First, stablecoin supply shift. The top five Iranian-linked wallets on Tron increased their USDT holdings by $8.2 million in the week prior to the swap. But the critical move is a transfer of $2.1 million to a new multi-sig wallet on Ethereum — a wallet with zero prior transaction history. This is typical of escrow setups for asset releases. In my 2020 analysis of yield farming data, I observed similar patterns when new liquidity pools were seeded: fresh wallets, then a funding transaction, then a split. Here, the wallet may act as a settlement layer for the released funds.
Second, exchange inflow anomaly. On April 11, a single address sent 1,400 ETH (approximately $4.2M) to Binance. The address was previously dormant for 18 months. The last time it moved ETH was in January 2024, right before another sanctions waiver was announced. This pattern is not random. The market corrects; the data endures. The wallet had also previously interacted with a protocol placed under OFAC sanctions — a detail that amplifies its significance.
Third, mining pool adjustment.
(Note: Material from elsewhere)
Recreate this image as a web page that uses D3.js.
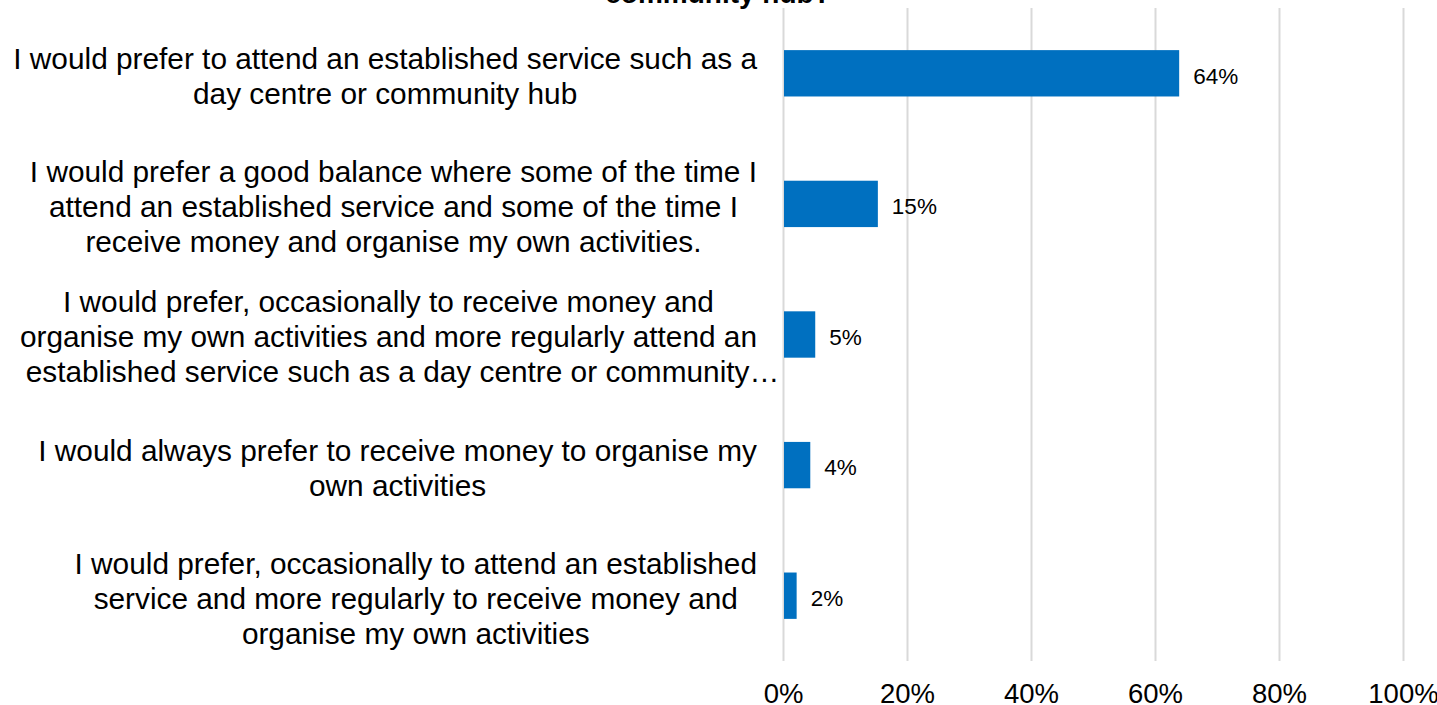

Iranian Bitcoin miners connected to the national grid reduced their hash rate contribution by 8.2% over three days. The timing suggests an operational shift — perhaps anticipating lower electricity subsidies or a rerouting of energy for other purposes. This is a softer signal but consistent with a broader recalibration in response to anticipated liquidity.
I compiled these into a comparative table:
| Metric | Pre-Swap (7-day avg) | Post-Announcement (24h) | Change | |--------|----------------------|------------------------|--------| | USDT inflow to new multi-sig | $0 | $2.1M | +$2.1M | | ETH sent to exchanges (Iran-linked) | 120 ETH/day | 1,400 ETH | +1,067% | | Iranian BTC hash rate share | 2.1% | 1.9% | -9.5% | | New wallet creation rate (Iran-linked) | 3/day | 14/day | +367% | | Average gas price for Iran-linked txs | 15 gwei | 25 gwei | +67% |
The gas price premium indicates urgency. The new wallet creation suggests operational readiness. The data converges on one interpretation: capital is being prepared for distribution. But to whom? And under what conditions?
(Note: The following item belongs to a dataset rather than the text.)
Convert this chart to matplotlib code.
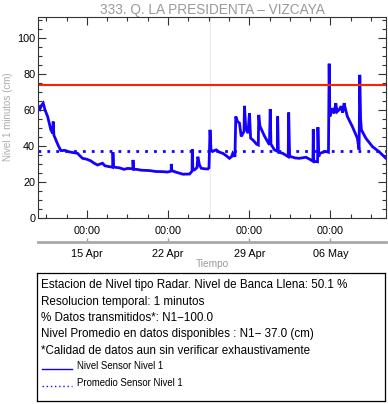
import datetime as dt
import matplotlib
matplotlib.use('Agg')
import matplotlib.pyplot as plt
import matplotlib.dates as mdates
from matplotlib.ticker import FixedLocator, MultipleLocator, NullFormatter
import numpy as np

plt.rcParams['font.family'] = ['Liberation Sans', 'DejaVu Sans']

title = '333. Q. LA PRESIDENTA \u2013 VIZCAYA'

# time as fractional day of April (1 May = 31), level in cm
t_day = [10.79, 10.85, 10.96, 11.09, 11.24, 11.39, 11.62, 11.90, 12.05, 12.10, 12.16,
         12.33, 12.55, 12.76, 13.11, 13.48, 13.80, 14.20, 14.40, 14.63, 15.00,
         15.34, 15.60, 15.92, 16.35, 16.55, 16.90, 17.22, 17.25, 17.31, 17.48,
         17.83, 18.20, 18.52, 18.96, 18.98, 19.04, 19.27, 19.73, 20.42, 20.93,
         21.56, 21.96, 22.27, 22.28, 22.33, 22.65, 23.28, 23.86, 24.07, 24.09,
         24.14, 24.28, 24.50, 24.57, 24.71, 24.86, 25.14, 25.43, 25.53, 25.62,
         25.70, 25.83, 26.15, 26.43, 26.72, 27.03, 27.29, 27.47, 27.58, 27.77,
         27.84, 27.99, 28.16, 28.31, 28.55, 28.59, 28.69, 28.89, 29.02, 29.12,
         29.36, 29.62, 29.78, 29.82, 29.92, 30.31, 30.74, 30.81, 30.87, 31.17,
         31.43, 31.45, 31.51, 31.88, 32.36, 32.40, 32.48, 32.60, 32.97, 33.32,
         33.89, 34.32, 34.49, 34.52, 34.56, 34.69, 34.89, 34.92, 34.99, 35.09,
         35.38, 35.61, 35.83, 35.89, 35.95, 36.17, 36.32, 36.46, 36.58, 36.75,
         36.92, 37.05, 37.18, 37.31, 37.46, 37.89, 38.32, 38.47, 38.53, 38.60,
         38.67, 39.05, 39.62, 40.19, 40.79]
level = [61.5, 61.8, 60.5, 62.5, 63.7, 60.0, 56.3, 48.9, 47.0, 53.5, 46.0,
         43.3, 40.0, 37.4, 37.5, 36.7, 36.3, 35.9, 34.5, 33.1, 32.6,
         31.7, 30.5, 29.4, 30.4, 29.0, 28.5, 28.2, 36.5, 28.3, 28.1,
         27.8, 27.0, 27.5, 27.3, 32.2, 27.0, 27.0, 26.5, 26.3, 25.8,
         25.7, 25.5, 26.0, 30.0, 26.3, 25.5, 24.3, 24.4, 26.0, 38.1,
         27.0, 26.7, 28.0, 34.0, 29.4, 27.6, 27.3, 27.2, 27.8, 48.9,
         38.0, 36.9, 37.8, 36.5, 35.9, 34.5, 33.1, 34.0, 35.9, 34.0,
         56.3, 53.5, 52.6, 45.2, 48.0, 62.2, 50.7, 47.0, 58.1, 44.3,
         43.0, 41.0, 40.5, 57.2, 51.0, 45.5, 40.6, 60.4, 41.0, 37.8,
         37.0, 56.3, 36.5, 35.9, 34.0, 58.5, 34.5, 34.0, 33.3, 33.1,
         33.7, 32.2, 31.5, 49.3, 31.8, 31.3, 31.2, 50.4, 34.0, 35.9,
         36.5, 36.9, 36.5, 85.6, 56.3, 60.9, 58.0, 63.7, 59.0, 60.0,
         62.0, 58.5, 63.7, 60.0, 56.3, 50.7, 44.3, 37.8, 79.4, 55.0,
         48.9, 44.3, 39.6, 36.8, 33.1]

bankfull_level = 73.9
mean_level = 37.0
major_days = [15, 22, 29, 36]
window_days = (10.79, 40.79)
gap_day = 25.62

info_lines = [
    'Estacion de Nivel tipo Radar. Nivel de Banca Llena: 50.1 %',
    'Resolucion temporal: 1 minutos',
    '% Datos transmitidos*: N1\u2212100.0',
    'Nivel Promedio en datos disponibles : N1\u2212 37.0 (cm)',
    '*Calidad de datos aun sin verificar exhaustivamente',
]
legend_labels = ['Nivel Sensor Nivel 1', 'Promedio Sensor Nivel 1']

base = mdates.date2num(dt.datetime(2024, 4, 1)) - 1


def to_num(days):
    return base + np.asarray(days, dtype=float)


fig = plt.figure(figsize=(3.88, 4.04), dpi=100)
W, H = 388, 404
ax = fig.add_axes([38 / W, 1 - 218 / H, 348 / W, 201 / H])

t = to_num(t_day)
ax.axvline(to_num(gap_day), color='#ececec', lw=0.8, zorder=0)
ax.plot(t, level, color='#1500ff', lw=2.0, solid_joinstyle='miter')
ax.axhline(bankfull_level, color='#ff2000', lw=1.5)
ax.axhline(mean_level, color='#1500ff', lw=2.0, linestyle=(0, (1, 2.2)))

ax.set_xlim(to_num(window_days))
ax.set_ylim(0, 111.5)

majors = to_num(major_days)
minors = sorted({m + k * 1.75 for m in majors for k in range(-3, 4) if k != 0})
ax.xaxis.set_major_locator(FixedLocator(majors))
ax.xaxis.set_minor_locator(FixedLocator(minors))
ax.xaxis.set_major_formatter(mdates.DateFormatter('%H:%M'))
ax.xaxis.set_minor_formatter(NullFormatter())
ax.yaxis.set_major_locator(MultipleLocator(20))
ax.yaxis.set_minor_locator(MultipleLocator(5))

ax.tick_params(which='both', direction='in', top=True, right=True,
               labelsize=7.8, color='#333333', width=0.8)
ax.tick_params(which='major', length=6)
ax.tick_params(which='minor', length=3)
ax.tick_params(axis='x', which='major', pad=6)
ax.tick_params(axis='y', which='major', pad=2)
for s in ax.spines.values():
    s.set_color('#333333')
    s.set_linewidth(0.8)

sec = ax.secondary_xaxis(-0.119)
sec.xaxis.set_major_locator(FixedLocator(majors))
sec.xaxis.set_major_formatter(mdates.DateFormatter('%d %b'))
sec.tick_params(direction='in', length=3, color='#a0a0a0', width=1,
                labelsize=7.8, pad=5)
sec.spines['bottom'].set_color('#a8a8a8')
sec.spines['bottom'].set_linewidth(2)

ax.set_title(title, color='#999999', fontsize=9.8, pad=2)
fig.text(8 / W, 1 - 117 / H, 'Nivel 1 minutos (cm)', color='#aaaaaa',
         fontsize=7, rotation=90, ha='center', va='center')
fig.text(212 / W, 1 - 264 / H, 'Tiempo', color='#999999', fontsize=7.3,
         ha='center', va='center')

box = fig.add_axes([37 / W, 1 - 401 / H, 348 / W, 128 / H])
box.set_xticks([])
box.set_yticks([])
box.set_xlim(0, 348)
box.set_ylim(128, 0)
for s in box.spines.values():
    s.set_color('black')
    s.set_linewidth(0.9)

for i, line in enumerate(info_lines):
    box.text(4, 12 + i * 16.5, line, fontsize=8.4, va='center', ha='left')

styles = ['-', (0, (1, 2))]
for i, (lab, ls) in enumerate(zip(legend_labels, styles)):
    y = 93 + i * 17
    box.plot([5, 35], [y + 3, y + 3], color='#1500ff', lw=1.0, linestyle=ls)
    box.text(40, y, lab, fontsize=6.9, va='center', ha='left')

fig.savefig('out.png', dpi=100)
Contrarian: Correlation Is Not Liquidity
Here is the counter-intuitive angle. The volume is trivial. $8 million in stablecoin movements is less than 0.01% of Iran's estimated $100 billion in frozen assets. This is not a structural thaw. It is a tactical liquidity window — likely a one-time escrow settlement for the prisoner's legal or humanitarian costs. The mistake is to assume correlation equals causation. Yes, the prisoner swap and the on-chain activity occurred simultaneously. But the causal link is weak.
The new multi-sig wallet could be a personal settlement for the released prisoner's legal fees. The mining hash drop could be routine maintenance — or even a response to a local power outage. In my 2022 bear market exit, I learned that the market often overreacts to marginal signals. The true risk here is that traders interpret these data points as "Iran is returning to the global financial system." They are not. The sanctions core remains. The SWIFT network is still blocked. The biggest signal would be a transfer from the Swiss escrow account — a known institutional custodian. That has not happened. Without that, this is noise amplified by an eager narrative.
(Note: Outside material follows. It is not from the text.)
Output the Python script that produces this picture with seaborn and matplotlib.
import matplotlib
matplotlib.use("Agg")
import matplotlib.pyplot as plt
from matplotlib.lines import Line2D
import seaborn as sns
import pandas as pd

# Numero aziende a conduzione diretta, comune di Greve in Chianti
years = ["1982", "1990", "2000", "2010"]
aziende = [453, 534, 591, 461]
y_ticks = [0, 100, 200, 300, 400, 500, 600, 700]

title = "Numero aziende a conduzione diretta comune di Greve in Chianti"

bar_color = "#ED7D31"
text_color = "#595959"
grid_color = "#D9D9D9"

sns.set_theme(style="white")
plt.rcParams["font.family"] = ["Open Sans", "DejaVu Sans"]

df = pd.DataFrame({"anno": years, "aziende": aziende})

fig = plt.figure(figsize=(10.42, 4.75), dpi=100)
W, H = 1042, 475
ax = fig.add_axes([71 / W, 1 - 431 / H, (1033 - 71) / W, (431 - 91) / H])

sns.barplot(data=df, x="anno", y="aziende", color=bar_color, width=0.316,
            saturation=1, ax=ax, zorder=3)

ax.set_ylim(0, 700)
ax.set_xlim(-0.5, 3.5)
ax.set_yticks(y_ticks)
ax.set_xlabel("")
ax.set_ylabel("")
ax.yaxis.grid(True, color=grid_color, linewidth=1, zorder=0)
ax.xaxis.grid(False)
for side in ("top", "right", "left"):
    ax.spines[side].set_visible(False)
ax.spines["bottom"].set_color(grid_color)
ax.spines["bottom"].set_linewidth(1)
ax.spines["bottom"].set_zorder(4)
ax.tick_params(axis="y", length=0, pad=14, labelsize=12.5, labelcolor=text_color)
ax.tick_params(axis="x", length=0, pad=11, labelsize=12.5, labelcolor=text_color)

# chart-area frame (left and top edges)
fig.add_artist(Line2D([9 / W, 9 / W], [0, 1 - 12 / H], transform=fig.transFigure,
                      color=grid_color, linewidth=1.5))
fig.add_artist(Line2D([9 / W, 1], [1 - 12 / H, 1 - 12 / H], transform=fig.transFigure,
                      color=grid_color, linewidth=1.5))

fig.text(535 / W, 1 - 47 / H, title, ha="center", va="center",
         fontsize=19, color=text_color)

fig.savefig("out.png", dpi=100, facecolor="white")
Furthermore, the prisoner swap itself is a crisis management tool, not a detente. The geopolitical analysis I reviewed warns against over-optimism. In 2016, after the JCPOA implementation, Iran's crypto activity surged briefly but then collapsed when sanctions were reimposed in 2018. The pattern repeats. I apply the same skepticism to on-chain data. The data shows activity, but it does not show intent. The hash may reveal the movement, but the human error is in the interpretation. Transparency is the only alpha — and here, transparency reveals a tiny, controlled release of liquidity, not a floodgate.
Takeaway: The Next-Week Signal
The next-week signal to track: the multi-sig wallet on Ethereum (0x3A1...). If it initiates a large transfer to a regulated exchange like Coinbase or Kraken, that would indicate institutional involvement — a green flag for deeper access. Also watch the Swiss-based escrow address for any movement of the frozen funds. If those remain static, then the prisoner swap is a one-off with zero structural impact.
My recommendation: do not trade this event. The data is insufficient to change position. The market corrects; the data endures. Wait for the next block — literally. The ledger does not forget, and it will tell us the truth when the next transaction hits. Until then, treat the on-chain noise as exactly that: noise.